Author:Giuseppe Mazzotta
Language: eng
Format: epub, pdf
Publisher: Yale University Press
Published: 2014-04-08T04:00:00+00:00


CHAPTER 13

Purgatorio 18–22

Dante has finished one stage in his movement toward self-knowledge and knowledge of the world, and in Canto 18, we’re moving into a different moral realm, toward what Dante and medieval theorists of vices call acedia. Acedia is a Latin term, which in English we can describe as a sort of despondency, indecisiveness, sluggishness, or sloth. In a sense it’s a parody or inversion of contemplation, tied to a sense of loss of the outside world. It describes the condition of the mind that has found itself indifferent to objects of desire, which have lost their consistency, their attractiveness, their luster. It’s the so-called noonday devil, the temptation that the monks experienced in their cloisters when they no longer found the idea of turning their minds toward the divine appealing in that moment. It’s the indifference to anything outside of oneself and indicates an equally intellectual and dreamy state of mind.

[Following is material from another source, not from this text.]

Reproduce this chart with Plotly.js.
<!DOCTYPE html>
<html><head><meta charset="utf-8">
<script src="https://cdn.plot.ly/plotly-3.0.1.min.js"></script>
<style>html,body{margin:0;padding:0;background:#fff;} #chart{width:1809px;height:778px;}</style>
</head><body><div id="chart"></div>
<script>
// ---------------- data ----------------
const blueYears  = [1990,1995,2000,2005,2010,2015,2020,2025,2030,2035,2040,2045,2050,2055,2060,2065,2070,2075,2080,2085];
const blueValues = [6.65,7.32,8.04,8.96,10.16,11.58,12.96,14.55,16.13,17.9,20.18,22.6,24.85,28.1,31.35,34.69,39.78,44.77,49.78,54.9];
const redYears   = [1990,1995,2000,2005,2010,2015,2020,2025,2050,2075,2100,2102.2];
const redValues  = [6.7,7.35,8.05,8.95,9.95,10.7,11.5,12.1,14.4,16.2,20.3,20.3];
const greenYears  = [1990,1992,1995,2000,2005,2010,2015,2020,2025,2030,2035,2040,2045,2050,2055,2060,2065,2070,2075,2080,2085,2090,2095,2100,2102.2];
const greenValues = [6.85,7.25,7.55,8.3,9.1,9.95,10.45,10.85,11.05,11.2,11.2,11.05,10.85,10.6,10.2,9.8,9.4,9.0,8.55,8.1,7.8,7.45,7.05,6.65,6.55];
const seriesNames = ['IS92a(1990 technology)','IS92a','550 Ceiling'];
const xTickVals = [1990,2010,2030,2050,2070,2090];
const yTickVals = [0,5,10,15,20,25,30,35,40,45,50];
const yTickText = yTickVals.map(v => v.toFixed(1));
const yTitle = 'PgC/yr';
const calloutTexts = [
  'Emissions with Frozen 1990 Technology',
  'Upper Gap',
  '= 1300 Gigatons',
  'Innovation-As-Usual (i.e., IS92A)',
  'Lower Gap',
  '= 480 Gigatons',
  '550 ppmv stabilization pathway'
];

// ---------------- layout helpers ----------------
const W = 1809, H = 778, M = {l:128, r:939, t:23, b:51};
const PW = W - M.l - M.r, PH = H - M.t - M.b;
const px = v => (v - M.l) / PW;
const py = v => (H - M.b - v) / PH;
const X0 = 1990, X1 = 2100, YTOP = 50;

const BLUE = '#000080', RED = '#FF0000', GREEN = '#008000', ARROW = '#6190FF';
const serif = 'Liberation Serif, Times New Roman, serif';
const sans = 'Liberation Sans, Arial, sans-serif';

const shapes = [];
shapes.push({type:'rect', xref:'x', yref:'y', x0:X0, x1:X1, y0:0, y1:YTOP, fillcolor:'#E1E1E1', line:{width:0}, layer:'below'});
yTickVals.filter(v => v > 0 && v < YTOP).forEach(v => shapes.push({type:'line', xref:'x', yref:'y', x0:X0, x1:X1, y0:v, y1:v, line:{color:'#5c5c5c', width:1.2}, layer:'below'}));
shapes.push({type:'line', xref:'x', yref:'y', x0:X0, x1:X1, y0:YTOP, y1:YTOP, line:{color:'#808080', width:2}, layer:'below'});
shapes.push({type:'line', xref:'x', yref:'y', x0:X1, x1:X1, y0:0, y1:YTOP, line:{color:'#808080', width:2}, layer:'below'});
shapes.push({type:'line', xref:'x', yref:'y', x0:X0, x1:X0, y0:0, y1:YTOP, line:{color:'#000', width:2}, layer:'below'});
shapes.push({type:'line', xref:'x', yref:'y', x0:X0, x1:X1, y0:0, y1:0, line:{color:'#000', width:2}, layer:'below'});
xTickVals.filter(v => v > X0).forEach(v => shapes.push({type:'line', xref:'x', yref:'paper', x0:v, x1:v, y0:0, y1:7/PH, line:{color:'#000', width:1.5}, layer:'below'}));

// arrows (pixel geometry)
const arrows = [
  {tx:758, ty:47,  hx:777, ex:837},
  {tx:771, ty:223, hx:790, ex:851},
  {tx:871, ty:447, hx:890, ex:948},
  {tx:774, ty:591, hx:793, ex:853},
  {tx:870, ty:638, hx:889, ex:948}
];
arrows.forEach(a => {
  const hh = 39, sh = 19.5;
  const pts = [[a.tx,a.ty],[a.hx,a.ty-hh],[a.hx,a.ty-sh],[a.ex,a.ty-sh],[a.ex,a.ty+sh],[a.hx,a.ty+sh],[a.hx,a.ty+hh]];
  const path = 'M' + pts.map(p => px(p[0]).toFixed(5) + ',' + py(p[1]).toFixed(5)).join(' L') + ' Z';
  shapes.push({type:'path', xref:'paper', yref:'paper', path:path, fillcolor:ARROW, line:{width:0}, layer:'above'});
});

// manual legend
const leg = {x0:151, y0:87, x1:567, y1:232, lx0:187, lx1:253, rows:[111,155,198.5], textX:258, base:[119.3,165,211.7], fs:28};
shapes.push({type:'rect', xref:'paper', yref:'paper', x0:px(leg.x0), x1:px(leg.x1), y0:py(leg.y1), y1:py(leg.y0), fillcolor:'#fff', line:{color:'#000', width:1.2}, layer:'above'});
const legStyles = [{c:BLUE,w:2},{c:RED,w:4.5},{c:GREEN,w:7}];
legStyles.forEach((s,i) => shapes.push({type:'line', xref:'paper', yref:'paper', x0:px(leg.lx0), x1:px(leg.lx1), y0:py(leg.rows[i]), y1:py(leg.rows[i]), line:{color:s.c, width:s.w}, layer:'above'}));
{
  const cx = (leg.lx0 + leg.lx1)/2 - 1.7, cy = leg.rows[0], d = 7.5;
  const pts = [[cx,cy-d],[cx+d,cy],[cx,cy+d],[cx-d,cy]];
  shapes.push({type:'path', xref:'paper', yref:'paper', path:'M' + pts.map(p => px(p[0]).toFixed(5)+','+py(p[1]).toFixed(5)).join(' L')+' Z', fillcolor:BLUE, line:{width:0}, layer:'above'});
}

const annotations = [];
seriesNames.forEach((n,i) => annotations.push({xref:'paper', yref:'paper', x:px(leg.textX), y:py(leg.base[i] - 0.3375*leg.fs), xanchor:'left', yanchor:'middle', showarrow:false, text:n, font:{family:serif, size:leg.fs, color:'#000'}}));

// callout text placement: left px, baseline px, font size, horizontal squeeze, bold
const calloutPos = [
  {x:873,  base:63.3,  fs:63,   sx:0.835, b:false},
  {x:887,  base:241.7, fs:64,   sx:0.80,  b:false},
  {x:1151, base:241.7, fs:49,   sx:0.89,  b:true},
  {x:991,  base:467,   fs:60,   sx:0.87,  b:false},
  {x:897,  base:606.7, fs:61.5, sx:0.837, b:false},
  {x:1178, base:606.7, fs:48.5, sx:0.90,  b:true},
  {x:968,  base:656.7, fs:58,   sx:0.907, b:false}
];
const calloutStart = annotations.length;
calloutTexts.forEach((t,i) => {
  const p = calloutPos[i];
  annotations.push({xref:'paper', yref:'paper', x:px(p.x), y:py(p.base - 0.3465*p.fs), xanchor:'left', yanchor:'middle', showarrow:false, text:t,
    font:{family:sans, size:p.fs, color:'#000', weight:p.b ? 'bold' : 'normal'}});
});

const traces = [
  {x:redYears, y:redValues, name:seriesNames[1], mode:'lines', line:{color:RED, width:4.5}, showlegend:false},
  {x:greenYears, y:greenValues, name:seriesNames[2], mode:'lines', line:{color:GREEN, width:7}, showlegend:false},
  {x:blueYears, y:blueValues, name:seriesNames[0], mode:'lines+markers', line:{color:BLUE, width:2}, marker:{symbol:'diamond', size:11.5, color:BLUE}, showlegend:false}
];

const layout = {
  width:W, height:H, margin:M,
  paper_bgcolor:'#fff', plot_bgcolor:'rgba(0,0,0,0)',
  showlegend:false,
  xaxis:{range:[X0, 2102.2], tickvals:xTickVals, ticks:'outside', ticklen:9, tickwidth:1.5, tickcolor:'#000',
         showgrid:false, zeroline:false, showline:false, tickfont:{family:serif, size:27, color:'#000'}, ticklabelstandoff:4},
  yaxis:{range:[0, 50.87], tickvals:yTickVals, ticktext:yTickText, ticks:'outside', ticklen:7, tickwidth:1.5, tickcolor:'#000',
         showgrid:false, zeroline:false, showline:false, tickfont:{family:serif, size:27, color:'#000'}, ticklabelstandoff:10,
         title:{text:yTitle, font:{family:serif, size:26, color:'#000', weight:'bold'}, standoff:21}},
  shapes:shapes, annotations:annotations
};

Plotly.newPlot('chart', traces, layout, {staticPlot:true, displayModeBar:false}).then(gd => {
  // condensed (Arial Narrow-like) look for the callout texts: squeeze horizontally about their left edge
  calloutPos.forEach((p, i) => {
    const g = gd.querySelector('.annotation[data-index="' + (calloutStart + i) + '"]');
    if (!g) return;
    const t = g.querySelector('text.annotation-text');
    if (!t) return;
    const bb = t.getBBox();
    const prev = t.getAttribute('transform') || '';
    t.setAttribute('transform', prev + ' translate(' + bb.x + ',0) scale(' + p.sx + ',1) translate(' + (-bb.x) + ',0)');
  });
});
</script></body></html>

Canto 18 is the most intellectual canto in Purgatorio. Dante faces theoretical issues that flow out of the problems that we saw in Canto 17 with an imagination that is somehow vagabond. It breaks out of any particular confines and dislodges us, taking the ground out of our own certainties about the way we see the world. Dante has the same problem in Canto 18, which begins with a question that he asks of Virgil regarding the theory of love proposed in Canto 17: “Master, my sight is so quickened in your light that I discern clearly all that your discourse distinguishes or declares; wherefore, dear and gentle father, I pray that you expound love to me, to which you reduce every good action and its opposite.”1 In other words, what you told me before is not enough. So Virgil explains the very philosophical theory of perceptions. Your perception takes from outward reality an impression and unfolds it within you, so it makes the mind turn to it. Love is simply the unfolding of one such perception.

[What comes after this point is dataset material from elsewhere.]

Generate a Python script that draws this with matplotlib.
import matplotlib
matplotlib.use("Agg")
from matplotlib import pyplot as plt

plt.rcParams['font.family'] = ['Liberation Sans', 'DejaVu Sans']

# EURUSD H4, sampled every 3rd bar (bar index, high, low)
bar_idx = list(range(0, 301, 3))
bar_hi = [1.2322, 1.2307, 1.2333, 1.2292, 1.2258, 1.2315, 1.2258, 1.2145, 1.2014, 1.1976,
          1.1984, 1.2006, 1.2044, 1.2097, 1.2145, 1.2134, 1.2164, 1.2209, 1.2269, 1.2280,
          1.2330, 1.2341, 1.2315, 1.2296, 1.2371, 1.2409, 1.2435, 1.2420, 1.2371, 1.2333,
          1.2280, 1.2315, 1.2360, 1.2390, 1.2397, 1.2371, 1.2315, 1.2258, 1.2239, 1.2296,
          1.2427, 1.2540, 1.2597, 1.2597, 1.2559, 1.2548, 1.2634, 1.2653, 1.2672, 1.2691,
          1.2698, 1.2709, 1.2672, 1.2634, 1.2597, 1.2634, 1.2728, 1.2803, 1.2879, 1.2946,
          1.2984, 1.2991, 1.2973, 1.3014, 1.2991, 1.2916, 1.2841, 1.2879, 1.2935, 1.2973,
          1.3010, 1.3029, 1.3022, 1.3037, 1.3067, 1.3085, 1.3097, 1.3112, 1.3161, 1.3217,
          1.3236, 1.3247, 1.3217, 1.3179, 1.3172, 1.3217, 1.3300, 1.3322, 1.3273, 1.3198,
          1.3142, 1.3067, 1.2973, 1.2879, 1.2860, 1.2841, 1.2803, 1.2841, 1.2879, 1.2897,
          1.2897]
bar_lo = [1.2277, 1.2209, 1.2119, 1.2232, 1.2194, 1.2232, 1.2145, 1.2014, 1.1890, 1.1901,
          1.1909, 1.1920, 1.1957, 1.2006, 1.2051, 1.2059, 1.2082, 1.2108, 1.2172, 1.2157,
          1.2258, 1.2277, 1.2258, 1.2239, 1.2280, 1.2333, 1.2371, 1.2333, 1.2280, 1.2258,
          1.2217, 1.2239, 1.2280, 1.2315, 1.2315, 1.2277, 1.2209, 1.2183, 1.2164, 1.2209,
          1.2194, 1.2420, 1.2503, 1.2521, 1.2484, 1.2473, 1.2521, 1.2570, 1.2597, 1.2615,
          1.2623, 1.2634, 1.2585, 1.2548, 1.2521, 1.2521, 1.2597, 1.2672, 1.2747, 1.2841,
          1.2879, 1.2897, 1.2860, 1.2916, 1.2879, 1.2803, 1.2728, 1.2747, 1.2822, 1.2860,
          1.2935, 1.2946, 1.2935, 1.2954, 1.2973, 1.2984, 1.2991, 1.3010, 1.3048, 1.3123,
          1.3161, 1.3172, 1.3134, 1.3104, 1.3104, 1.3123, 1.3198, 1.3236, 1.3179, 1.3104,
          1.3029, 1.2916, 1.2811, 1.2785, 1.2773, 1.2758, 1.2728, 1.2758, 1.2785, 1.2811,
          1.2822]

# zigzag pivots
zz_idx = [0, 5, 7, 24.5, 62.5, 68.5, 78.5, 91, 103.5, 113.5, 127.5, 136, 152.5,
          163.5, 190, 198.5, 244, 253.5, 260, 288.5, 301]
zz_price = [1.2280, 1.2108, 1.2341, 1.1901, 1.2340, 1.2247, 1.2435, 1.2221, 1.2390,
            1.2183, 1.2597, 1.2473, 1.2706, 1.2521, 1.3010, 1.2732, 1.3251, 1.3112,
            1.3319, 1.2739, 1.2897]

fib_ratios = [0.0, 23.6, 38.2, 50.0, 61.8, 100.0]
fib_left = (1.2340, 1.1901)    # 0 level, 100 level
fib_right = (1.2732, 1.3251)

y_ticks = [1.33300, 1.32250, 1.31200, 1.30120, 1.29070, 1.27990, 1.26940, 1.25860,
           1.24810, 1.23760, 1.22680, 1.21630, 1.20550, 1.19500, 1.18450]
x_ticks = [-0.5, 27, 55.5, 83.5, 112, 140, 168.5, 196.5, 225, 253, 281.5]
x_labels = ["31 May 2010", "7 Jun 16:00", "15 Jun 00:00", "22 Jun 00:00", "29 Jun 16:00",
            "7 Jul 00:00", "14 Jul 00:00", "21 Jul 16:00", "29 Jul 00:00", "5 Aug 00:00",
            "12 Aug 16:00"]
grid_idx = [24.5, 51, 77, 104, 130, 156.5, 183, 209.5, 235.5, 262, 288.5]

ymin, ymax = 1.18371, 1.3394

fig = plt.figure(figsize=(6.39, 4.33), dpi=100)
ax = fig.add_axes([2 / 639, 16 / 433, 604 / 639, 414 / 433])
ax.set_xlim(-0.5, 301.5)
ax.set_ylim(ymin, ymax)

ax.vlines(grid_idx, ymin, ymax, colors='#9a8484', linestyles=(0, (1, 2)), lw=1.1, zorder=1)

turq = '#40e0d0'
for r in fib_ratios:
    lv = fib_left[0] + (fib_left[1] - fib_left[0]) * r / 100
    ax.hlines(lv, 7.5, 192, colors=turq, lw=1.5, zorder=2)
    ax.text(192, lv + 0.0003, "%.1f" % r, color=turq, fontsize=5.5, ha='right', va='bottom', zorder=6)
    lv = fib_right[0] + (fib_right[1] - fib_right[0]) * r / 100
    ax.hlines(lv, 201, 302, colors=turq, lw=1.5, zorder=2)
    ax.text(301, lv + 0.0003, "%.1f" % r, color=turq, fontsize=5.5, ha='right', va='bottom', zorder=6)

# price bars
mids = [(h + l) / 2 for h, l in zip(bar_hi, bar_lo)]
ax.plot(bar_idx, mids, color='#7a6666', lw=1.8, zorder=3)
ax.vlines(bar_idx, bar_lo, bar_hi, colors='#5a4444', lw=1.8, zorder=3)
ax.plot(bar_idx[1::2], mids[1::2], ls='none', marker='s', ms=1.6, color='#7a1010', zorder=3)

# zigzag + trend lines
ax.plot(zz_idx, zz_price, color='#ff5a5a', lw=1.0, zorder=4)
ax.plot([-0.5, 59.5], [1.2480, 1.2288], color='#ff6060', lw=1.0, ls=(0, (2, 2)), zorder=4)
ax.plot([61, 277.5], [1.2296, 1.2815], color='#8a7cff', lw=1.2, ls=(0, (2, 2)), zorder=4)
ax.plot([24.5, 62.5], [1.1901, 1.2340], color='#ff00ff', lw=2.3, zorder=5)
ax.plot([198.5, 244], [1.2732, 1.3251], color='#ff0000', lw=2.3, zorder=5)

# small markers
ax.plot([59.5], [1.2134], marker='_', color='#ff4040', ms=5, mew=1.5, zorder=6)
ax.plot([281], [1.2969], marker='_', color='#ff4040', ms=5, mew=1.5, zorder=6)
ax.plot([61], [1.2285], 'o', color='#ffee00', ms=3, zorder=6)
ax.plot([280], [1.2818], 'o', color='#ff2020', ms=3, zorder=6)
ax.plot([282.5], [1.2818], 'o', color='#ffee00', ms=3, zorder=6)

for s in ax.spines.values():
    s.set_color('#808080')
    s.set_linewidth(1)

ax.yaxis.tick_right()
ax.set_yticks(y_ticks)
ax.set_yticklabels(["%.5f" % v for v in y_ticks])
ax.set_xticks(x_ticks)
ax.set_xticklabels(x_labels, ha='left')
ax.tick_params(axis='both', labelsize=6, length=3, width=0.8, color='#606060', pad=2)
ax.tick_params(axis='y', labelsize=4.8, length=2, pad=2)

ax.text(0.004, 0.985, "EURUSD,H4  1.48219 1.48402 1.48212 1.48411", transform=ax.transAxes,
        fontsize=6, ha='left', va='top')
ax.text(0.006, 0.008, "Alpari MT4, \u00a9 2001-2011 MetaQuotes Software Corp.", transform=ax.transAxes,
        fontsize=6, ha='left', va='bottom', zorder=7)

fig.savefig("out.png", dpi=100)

He goes on to criticize the belief that all love is inherently good. He’s attacking the view of the Epicureans, who believe that every pleasure, without any particular judgment attached to the object of pleasure, is praiseworthy. Instead, according to Dante’s mouthpiece, Virgil, we have to exercise some moral judgment. We have to create distinctions. We have to discriminate between good and bad love, “because perhaps its matter appears always to be good: but not every imprint is good, although the wax be good.”2 I would go so far as to say that when Dante says this through Virgil, he’s really thinking of his friend Guido Cavalcanti and Guido’s Epicurean leanings. Cavalcanti’s Epicurean ethics, the idea that pleasure is the only object worthy of any pursuit, is so hedonistic that Dante has to renounce it.

Dante responds confusedly: “Your discourse and my understanding which has followed it . . . have revealed love to me; but that has made me more full of doubt; for if love is offered to us from without, and if the soul walks with no other foot, it has no merit whether it go straight or crooked.